Investing News reported that energy storage market is continually influenced by innovations and discoveries in the battery metals space. Beyond lithium and cobalt, other metals, such as vanadium, are emerging as high-performing alternatives for energy storage. Despite limited mined resources, vanadium demand is on the rise as further uses for the metal are uncovered.
Vanadium prices have soared more than 130 % in the past year outperforming cobalt, lithium and nickel thanks to tightening supply and strong orders from the steel industry, which accounts for 90 percent of demand. Vanadium is also used in alloys of titanium. Only a small amount of vanadium is needed to significantly increase the strength of steel or titanium, making it useful in jet engines, high-speed aircraft, gears, axles, crankshafts, superconducting magnets and ceramics.
Roughly 85 % of the world’s vanadium is produced in China, Russia and South Africa. Since the bulk of the metal is either mined or produced as a by-product, any changes in the iron ore and steel markets are crucial to vanadium production.
For instance, last year production was halted in part because of the closure of Russia’s Kuranakh mine, which shut due to low iron ore prices and produced no material in 2017. The Highveld Steel & Vanadium mine in South Africa also shut down in 2015 for two years, affecting supply chain structure.
In China, stricter standards on rebar in earthquake zones and tighter regulations on the use of all substandard steels were announced in February. The new rules increase the vanadium content in rebar products to make them stronger. An official at the China Iron & Steel Research Institute estimates the move could increase vanadium consumption by 30 %, or 10,000 tonnes per year. The enforcement of these regulations is playing a role in vanadium’s recent price gains.
But analysts are expecting a shift in how vanadium is used. With governments investing billions into renewable energy, vanadium is sought after for use in large-scale battery storage systems that can support the world’s biggest renewable energy projects.
Large-scale energy storage is a favorite topic of futurists, and justifiably so. It’s been touted as the missing link between renewable energy sources, like solar and wind, and around-the-clock 24/7 reliability. The market for large-scale energy storage systems in the US is projected to reach USD 2.5 billion by 2020 six times as much as in 2015.

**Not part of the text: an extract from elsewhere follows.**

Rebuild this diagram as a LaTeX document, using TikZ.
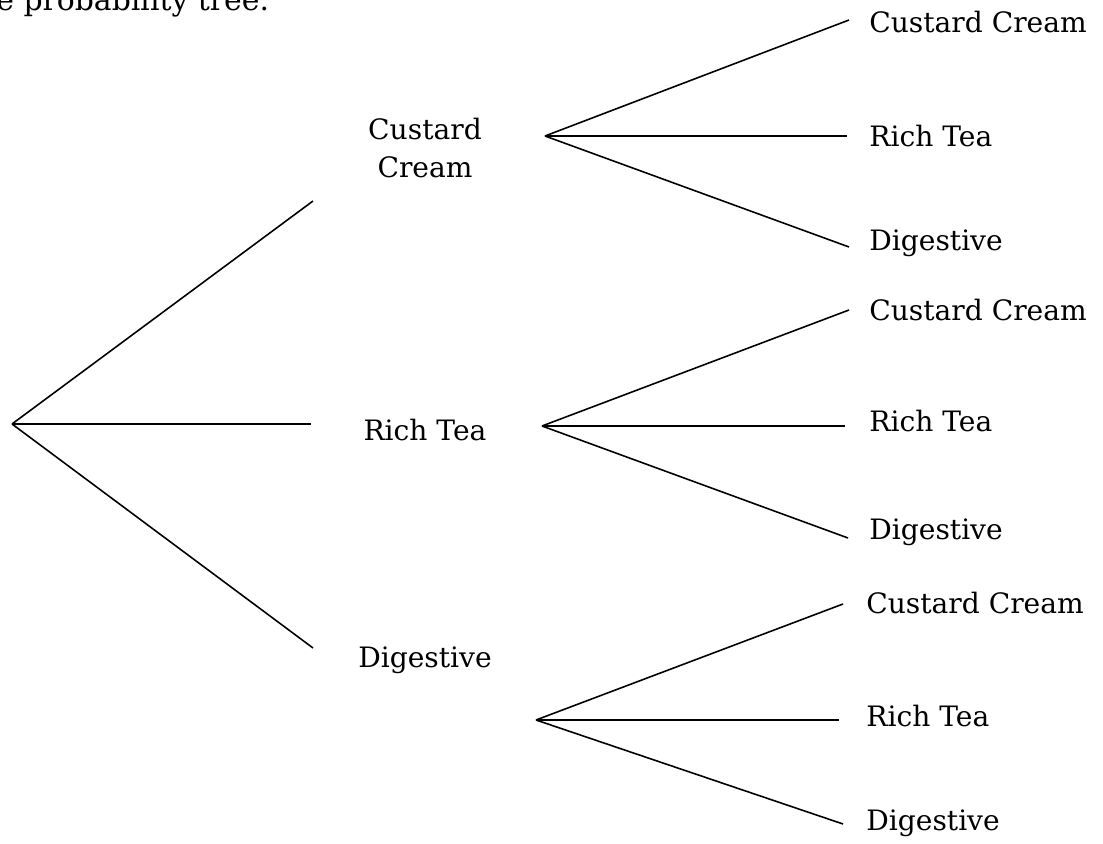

In short, energy storage absorbs power so it can be generated at one time, then releases it so it can be used at another time. It is beneficial in that it levels out the flow of power, which can increase or decrease in unpredictable ways; it can be integrated into electricity systems as a backup to a main source of power; it can increase power-generation, transmission and distribution assets (i.e. absorbing power that exceeds current demand); and in some markets where the cost of energy is cheaper at various points in time, storage can help smooth out those costs.
While lithium-ion batteries are popular in electric vehicles, it’s vanadium redox flow batteries that are favored for large-scale energy storage systems. They are longer-lasting than lithium-ion batteries and have potentially unlimited recharging ability.
Vanadium flow batteries are nonflammable, compact and can be fully contained. They are reusable over semi-infinite cycles, discharge 100 percent of stored energy and do not degrade for more than 20 years. In vanadium flow batteries, energy is stored by providing electrons making V (2+, 3+), and energy is released by losing electrons to form V (4+, 5+).
VRFBs consist of two tanks of liquid. When pumped into a reactor, the two solutions flow adjacent to each other past a membrane and generate a charge by moving electrons back and forth during charging and discharging. This type of battery can offer almost unlimited energy capacity simply by using larger electrolyte storage tanks. VRFBs can be left completely discharged for long periods with no ill effects, making maintenance simpler than with other batteries, like lithium ion. VRFBs reduce the cost of storage to about 5 cents per kWh, and they outcompete lithium ion and any other solid battery for utility-scale applications. They’re safer, more scalable, longer-lasting and cheaper less than half the per kWh cost.
Tesla CEO Elon Musk might be the world’s most well known lithium-ion advocate, but vanadium has the entire country of China behind it.
The China National Development and Reform Commission recently released a policy document calling for multiple 100-MW-scale VRFB pilot projects by the end of 2020. China has also begun construction on a backup power facility in Dalian that’s said to be twice the size of Tesla’s plant in Australia and also the world’s largest battery. It will singlehandedly triple China’s grid-connected battery storage capacity.
While lithium-ion battery consumption grew 73 % from 2010 to 2014, production only increased 28 %, according to a 2017 study published in the energy research journal Joule.